> [Records to process]:

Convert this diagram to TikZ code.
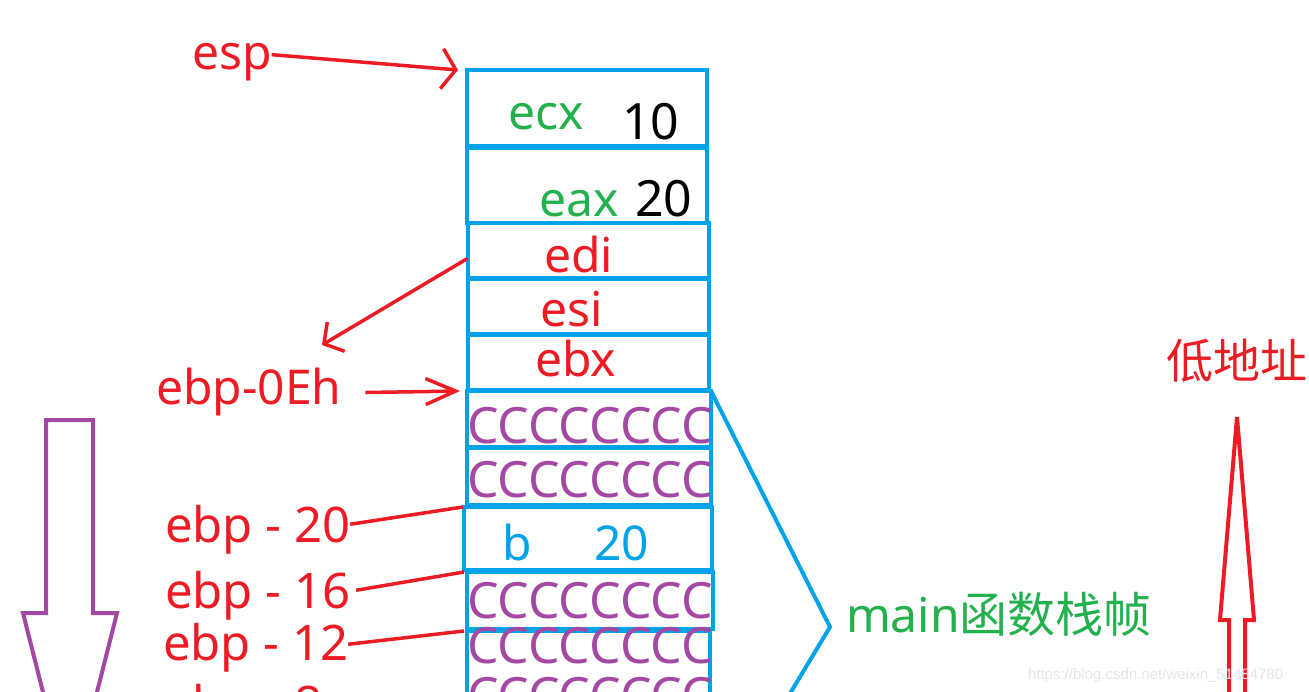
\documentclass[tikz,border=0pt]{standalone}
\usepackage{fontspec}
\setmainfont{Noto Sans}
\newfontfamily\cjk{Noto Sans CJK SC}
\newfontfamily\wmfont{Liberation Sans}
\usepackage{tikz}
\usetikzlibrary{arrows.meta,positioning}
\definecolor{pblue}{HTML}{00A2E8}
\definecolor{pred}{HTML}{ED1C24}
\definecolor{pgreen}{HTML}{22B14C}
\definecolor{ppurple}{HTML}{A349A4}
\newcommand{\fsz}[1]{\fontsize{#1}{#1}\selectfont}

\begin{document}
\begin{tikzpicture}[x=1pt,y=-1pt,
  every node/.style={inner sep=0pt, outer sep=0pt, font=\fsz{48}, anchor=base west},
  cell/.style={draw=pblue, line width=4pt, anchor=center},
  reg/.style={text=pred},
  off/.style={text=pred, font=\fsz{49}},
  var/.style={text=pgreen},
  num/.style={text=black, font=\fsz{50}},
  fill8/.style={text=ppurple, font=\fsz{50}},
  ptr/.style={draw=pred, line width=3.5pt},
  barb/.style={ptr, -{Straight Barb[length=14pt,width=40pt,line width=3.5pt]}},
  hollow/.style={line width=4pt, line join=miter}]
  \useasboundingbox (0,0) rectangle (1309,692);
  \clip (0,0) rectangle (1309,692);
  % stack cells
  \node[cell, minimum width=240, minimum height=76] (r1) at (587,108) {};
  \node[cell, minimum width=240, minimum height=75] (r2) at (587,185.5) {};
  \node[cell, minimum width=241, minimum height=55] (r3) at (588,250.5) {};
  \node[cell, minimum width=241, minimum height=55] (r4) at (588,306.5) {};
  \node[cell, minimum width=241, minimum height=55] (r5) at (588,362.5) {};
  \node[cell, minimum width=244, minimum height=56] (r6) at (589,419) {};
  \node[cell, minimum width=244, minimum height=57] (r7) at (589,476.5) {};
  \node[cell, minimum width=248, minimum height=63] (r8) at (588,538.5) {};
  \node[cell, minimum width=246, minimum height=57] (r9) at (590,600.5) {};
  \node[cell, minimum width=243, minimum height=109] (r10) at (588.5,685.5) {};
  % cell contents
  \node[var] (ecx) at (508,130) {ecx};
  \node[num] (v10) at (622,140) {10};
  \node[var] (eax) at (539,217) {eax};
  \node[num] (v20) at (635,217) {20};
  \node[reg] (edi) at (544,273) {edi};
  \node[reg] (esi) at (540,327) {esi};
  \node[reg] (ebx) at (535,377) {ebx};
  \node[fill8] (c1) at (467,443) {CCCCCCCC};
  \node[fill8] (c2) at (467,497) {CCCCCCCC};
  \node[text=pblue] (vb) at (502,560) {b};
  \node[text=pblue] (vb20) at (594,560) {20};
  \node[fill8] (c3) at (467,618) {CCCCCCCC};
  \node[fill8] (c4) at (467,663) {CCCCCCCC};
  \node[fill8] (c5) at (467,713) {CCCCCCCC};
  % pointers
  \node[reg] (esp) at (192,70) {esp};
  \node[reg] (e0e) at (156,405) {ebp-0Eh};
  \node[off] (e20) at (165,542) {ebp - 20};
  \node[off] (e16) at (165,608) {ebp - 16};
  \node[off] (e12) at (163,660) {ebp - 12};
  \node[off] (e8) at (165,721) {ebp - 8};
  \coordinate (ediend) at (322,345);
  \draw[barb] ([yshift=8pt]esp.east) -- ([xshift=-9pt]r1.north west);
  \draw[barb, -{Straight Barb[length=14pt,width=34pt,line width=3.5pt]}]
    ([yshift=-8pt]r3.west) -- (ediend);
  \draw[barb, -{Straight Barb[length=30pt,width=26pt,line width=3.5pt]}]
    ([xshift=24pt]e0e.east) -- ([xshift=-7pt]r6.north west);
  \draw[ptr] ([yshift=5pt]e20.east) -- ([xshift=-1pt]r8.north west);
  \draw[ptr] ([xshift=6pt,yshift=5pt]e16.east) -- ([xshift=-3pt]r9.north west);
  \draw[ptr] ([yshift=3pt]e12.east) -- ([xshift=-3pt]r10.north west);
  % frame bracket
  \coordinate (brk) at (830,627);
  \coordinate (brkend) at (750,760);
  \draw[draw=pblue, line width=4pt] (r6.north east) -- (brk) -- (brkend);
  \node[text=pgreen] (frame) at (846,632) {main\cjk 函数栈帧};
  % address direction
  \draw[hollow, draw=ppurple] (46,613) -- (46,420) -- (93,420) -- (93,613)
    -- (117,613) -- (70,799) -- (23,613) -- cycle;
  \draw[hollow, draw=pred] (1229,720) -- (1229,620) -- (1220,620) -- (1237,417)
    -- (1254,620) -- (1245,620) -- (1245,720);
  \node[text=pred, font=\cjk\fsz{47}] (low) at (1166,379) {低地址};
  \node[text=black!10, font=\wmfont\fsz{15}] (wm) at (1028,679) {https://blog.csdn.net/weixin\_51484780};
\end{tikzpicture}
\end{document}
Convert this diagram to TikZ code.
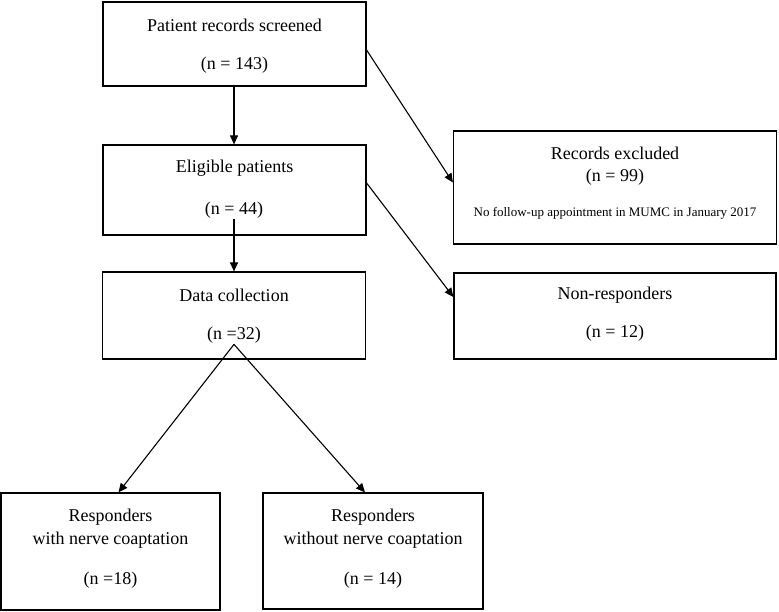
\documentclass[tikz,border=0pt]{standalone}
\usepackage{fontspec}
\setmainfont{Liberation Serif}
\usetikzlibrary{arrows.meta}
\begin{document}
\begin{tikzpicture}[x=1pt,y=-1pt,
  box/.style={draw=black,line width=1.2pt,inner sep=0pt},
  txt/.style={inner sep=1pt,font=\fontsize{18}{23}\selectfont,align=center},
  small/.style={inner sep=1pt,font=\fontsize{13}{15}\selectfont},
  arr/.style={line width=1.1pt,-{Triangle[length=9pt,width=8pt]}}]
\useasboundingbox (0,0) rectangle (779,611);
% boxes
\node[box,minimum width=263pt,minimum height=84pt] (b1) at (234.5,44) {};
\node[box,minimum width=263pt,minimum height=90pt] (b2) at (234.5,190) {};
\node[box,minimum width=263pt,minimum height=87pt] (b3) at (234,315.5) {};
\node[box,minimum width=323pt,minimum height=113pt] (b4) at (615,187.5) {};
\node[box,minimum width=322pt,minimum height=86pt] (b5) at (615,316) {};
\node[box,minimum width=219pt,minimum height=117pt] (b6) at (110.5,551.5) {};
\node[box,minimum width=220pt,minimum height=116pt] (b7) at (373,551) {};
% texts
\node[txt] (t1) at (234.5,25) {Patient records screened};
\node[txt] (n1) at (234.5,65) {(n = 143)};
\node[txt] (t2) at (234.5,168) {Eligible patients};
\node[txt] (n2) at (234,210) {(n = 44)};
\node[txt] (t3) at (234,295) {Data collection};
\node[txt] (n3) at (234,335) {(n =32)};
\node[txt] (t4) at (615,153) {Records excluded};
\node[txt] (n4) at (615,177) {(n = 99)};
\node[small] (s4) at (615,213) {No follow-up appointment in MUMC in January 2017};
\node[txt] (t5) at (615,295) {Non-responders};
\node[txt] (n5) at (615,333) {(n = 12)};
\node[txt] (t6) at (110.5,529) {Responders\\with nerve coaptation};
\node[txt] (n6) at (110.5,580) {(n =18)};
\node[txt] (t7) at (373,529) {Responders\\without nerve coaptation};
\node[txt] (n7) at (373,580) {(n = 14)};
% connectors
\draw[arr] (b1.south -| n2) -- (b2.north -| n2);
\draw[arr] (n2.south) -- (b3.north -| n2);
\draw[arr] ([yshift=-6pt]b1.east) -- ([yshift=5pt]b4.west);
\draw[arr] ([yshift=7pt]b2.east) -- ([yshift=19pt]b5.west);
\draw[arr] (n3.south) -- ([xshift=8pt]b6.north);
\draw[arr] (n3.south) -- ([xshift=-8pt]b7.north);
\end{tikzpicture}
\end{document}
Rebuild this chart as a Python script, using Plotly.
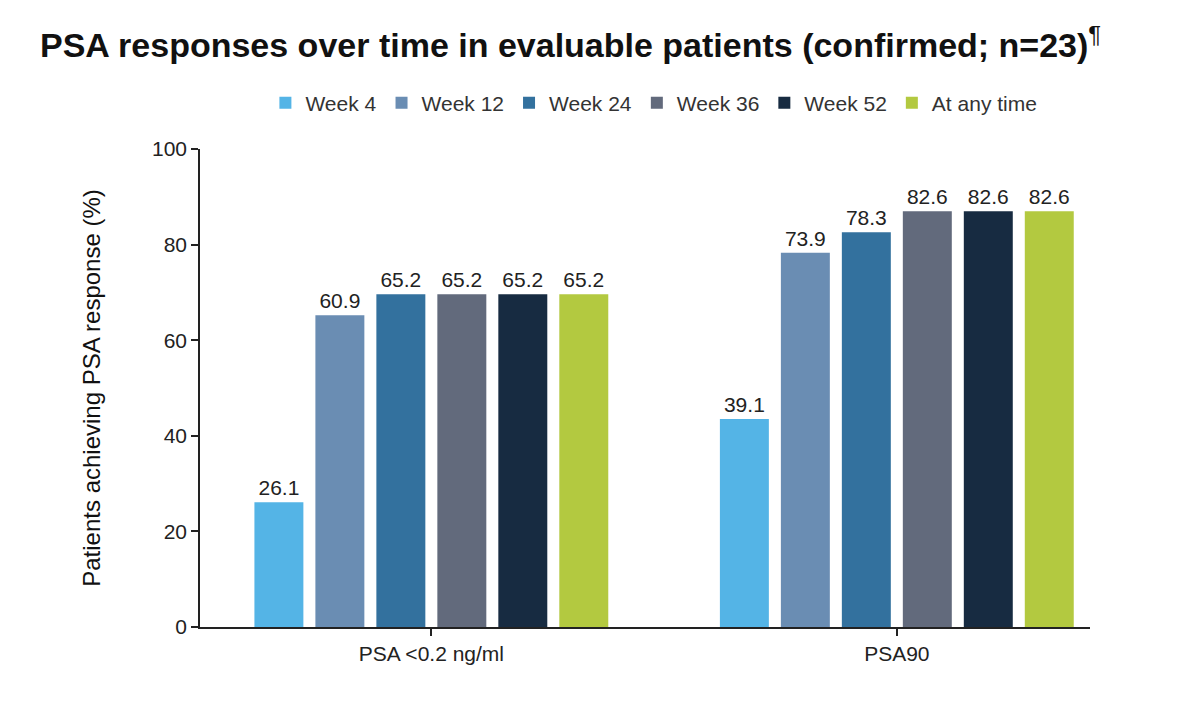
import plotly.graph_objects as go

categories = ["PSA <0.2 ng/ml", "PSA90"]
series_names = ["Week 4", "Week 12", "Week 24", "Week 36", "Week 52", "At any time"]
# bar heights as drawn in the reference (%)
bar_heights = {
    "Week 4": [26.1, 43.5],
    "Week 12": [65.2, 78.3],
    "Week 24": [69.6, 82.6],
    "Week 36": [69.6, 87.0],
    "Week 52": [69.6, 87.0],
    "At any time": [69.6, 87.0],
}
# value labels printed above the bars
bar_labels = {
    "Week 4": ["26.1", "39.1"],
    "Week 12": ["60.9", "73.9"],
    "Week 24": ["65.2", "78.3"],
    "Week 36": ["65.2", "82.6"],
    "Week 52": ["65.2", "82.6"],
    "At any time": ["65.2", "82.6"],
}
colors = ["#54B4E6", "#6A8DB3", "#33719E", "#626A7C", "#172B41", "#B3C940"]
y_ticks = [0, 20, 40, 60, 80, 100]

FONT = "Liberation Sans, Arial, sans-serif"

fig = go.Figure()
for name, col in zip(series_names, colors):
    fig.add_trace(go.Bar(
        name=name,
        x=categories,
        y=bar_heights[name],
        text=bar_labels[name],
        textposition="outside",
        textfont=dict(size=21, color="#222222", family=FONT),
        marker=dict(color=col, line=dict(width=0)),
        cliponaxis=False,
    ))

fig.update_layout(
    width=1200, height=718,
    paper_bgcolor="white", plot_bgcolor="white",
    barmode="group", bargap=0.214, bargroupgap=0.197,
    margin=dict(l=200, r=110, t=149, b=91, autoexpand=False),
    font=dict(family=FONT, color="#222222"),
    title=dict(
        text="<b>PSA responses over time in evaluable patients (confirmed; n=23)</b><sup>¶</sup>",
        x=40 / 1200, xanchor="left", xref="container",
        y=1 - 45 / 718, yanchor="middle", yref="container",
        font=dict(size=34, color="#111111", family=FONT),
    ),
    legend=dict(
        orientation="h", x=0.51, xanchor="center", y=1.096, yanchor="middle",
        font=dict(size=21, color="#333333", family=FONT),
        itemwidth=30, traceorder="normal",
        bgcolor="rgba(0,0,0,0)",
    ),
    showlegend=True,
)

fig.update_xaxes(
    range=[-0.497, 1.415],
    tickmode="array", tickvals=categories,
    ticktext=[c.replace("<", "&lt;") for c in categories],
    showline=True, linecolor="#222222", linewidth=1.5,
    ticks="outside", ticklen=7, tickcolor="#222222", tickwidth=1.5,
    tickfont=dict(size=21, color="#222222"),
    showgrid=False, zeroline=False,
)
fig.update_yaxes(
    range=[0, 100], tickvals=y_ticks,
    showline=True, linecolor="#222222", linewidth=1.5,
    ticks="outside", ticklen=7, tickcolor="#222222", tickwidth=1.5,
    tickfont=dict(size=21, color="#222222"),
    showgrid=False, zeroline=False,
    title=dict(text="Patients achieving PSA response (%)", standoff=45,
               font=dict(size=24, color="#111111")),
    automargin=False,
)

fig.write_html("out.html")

> [Instructions for the task]: With the pictures removed from your copy, retype the lines above from the one that contains "Rebuild this chart" through the one that contains "import plotly.graph_objects as go", exactly.

> [Solution to this problem]:
Rebuild this chart as a Python script, using Plotly.
import plotly.graph_objects as go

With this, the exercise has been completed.